▸ Your objective: The material below contains a line with "Give me the D3.js source for this chart." and a line with "const yTicks = [85, 90, 95, 100, 105, 110];". Copy exactly those two lines and all lines between them.

▸ Extracted records:
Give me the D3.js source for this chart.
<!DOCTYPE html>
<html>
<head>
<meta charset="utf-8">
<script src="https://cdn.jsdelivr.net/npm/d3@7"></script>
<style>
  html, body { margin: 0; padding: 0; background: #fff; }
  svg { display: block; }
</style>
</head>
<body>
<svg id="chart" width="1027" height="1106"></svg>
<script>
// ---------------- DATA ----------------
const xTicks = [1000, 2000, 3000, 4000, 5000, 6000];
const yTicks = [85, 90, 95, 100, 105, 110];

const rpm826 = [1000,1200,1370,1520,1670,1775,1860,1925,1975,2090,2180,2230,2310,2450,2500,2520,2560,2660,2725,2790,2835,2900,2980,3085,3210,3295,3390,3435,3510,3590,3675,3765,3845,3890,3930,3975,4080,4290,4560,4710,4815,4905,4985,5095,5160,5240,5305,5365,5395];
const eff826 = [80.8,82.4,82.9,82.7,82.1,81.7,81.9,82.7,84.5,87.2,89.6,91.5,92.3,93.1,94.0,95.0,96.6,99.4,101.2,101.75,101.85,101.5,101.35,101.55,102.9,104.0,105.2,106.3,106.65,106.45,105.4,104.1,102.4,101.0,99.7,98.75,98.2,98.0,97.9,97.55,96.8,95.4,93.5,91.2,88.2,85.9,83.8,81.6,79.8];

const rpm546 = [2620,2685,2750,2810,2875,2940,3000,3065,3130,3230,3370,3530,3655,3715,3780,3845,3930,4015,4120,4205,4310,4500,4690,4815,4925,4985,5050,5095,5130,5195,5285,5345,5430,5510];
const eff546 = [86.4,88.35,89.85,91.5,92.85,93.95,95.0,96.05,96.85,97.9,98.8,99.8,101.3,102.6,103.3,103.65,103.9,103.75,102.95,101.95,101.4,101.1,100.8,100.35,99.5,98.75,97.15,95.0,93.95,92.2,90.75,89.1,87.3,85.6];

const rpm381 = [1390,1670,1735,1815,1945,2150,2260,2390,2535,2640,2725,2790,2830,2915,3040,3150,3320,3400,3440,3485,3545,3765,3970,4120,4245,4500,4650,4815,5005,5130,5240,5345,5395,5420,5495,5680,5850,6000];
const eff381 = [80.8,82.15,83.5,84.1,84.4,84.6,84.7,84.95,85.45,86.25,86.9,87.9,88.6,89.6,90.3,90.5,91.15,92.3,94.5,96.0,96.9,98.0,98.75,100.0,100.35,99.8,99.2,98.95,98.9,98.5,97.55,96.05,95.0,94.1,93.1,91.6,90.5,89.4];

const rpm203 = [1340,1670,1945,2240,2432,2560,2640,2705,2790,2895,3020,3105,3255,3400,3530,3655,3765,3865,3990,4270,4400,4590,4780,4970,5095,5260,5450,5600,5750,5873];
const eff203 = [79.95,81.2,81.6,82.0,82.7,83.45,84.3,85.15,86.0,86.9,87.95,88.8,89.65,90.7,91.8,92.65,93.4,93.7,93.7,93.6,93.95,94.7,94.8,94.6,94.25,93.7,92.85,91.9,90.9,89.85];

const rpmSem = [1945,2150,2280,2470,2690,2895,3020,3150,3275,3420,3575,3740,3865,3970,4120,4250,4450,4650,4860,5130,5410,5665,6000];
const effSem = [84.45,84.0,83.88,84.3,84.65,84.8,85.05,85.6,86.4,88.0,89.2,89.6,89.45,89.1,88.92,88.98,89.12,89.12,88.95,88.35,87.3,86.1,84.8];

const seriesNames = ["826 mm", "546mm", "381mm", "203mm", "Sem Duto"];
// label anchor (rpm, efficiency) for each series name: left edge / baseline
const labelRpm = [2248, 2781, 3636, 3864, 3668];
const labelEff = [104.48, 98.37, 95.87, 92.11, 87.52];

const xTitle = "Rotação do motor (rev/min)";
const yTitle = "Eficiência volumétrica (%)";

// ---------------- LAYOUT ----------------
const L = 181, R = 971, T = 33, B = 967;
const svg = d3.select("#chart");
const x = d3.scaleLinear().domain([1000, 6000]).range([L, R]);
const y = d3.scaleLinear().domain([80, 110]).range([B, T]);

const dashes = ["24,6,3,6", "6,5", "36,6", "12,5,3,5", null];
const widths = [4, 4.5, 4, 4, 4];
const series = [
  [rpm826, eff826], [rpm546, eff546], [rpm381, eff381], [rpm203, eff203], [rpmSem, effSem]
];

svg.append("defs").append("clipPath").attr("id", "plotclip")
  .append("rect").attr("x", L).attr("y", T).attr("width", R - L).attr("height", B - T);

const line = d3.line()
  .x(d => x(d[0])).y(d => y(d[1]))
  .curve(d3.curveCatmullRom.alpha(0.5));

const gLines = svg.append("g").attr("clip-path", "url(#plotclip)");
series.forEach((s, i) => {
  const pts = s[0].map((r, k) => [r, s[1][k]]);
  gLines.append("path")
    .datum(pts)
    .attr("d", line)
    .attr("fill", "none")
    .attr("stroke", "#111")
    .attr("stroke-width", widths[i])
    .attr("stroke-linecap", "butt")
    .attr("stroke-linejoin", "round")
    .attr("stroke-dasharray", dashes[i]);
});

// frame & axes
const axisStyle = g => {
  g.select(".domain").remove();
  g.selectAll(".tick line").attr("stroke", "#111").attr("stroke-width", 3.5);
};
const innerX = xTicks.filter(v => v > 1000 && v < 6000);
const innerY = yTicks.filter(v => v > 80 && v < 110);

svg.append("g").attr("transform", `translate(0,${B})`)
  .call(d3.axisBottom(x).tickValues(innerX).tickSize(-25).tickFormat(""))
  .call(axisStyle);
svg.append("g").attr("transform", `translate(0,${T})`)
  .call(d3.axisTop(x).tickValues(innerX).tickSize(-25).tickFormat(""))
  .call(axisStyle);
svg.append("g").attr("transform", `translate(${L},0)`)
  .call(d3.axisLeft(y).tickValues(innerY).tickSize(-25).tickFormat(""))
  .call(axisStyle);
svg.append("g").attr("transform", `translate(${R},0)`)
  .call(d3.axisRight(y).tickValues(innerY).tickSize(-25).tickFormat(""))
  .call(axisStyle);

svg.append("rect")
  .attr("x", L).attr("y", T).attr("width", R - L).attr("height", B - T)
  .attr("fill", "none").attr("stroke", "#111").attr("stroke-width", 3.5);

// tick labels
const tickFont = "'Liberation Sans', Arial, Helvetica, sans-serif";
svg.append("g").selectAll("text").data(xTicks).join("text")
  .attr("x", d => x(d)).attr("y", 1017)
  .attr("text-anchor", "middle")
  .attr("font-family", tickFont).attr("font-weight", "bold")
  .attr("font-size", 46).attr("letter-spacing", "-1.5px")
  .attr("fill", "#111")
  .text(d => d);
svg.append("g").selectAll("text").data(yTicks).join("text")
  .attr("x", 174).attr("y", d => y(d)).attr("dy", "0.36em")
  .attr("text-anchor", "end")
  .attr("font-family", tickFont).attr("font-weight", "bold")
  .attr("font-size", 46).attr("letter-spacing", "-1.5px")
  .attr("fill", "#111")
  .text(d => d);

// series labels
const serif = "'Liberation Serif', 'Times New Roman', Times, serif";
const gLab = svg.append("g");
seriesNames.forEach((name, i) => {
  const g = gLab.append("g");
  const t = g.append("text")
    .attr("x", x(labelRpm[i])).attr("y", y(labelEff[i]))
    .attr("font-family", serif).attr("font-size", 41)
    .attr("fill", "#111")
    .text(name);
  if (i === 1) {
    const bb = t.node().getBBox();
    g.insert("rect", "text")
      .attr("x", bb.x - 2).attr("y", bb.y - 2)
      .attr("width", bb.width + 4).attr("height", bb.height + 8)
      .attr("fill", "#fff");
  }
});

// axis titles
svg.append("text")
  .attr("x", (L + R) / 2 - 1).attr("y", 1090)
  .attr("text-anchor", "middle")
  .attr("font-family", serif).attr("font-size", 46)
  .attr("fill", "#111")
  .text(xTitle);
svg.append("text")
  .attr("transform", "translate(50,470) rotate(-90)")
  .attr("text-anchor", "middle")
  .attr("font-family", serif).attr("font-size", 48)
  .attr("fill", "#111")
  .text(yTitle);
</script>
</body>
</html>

...

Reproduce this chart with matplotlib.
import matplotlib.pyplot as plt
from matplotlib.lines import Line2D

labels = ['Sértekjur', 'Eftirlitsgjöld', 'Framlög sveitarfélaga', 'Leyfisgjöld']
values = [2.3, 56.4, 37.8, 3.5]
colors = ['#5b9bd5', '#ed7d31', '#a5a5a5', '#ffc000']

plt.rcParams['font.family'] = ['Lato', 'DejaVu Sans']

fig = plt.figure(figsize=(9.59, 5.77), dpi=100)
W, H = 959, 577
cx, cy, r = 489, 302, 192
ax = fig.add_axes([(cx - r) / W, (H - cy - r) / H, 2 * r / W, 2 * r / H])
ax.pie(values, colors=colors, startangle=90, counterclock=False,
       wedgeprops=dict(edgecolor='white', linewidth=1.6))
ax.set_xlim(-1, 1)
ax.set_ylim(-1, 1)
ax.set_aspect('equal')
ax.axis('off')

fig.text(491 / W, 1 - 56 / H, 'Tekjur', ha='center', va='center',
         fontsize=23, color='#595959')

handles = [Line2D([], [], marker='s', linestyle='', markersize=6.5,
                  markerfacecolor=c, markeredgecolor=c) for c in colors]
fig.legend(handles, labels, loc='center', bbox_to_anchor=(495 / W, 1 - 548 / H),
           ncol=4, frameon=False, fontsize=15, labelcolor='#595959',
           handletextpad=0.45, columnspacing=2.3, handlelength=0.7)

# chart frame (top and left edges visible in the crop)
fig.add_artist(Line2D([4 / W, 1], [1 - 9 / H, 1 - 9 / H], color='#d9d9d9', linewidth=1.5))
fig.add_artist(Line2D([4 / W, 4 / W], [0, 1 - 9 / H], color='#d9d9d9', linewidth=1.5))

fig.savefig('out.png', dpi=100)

▸ Reply to the exercise:
Give me the D3.js source for this chart.
<!DOCTYPE html>
<html>
<head>
<meta charset="utf-8">
<script src="https://cdn.jsdelivr.net/npm/d3@7"></script>
<style>
  html, body { margin: 0; padding: 0; background: #fff; }
  svg { display: block; }
</style>
</head>
<body>
<svg id="chart" width="1027" height="1106"></svg>
<script>
// ---------------- DATA ----------------
const xTicks = [1000, 2000, 3000, 4000, 5000, 6000];
const yTicks = [85, 90, 95, 100, 105, 110];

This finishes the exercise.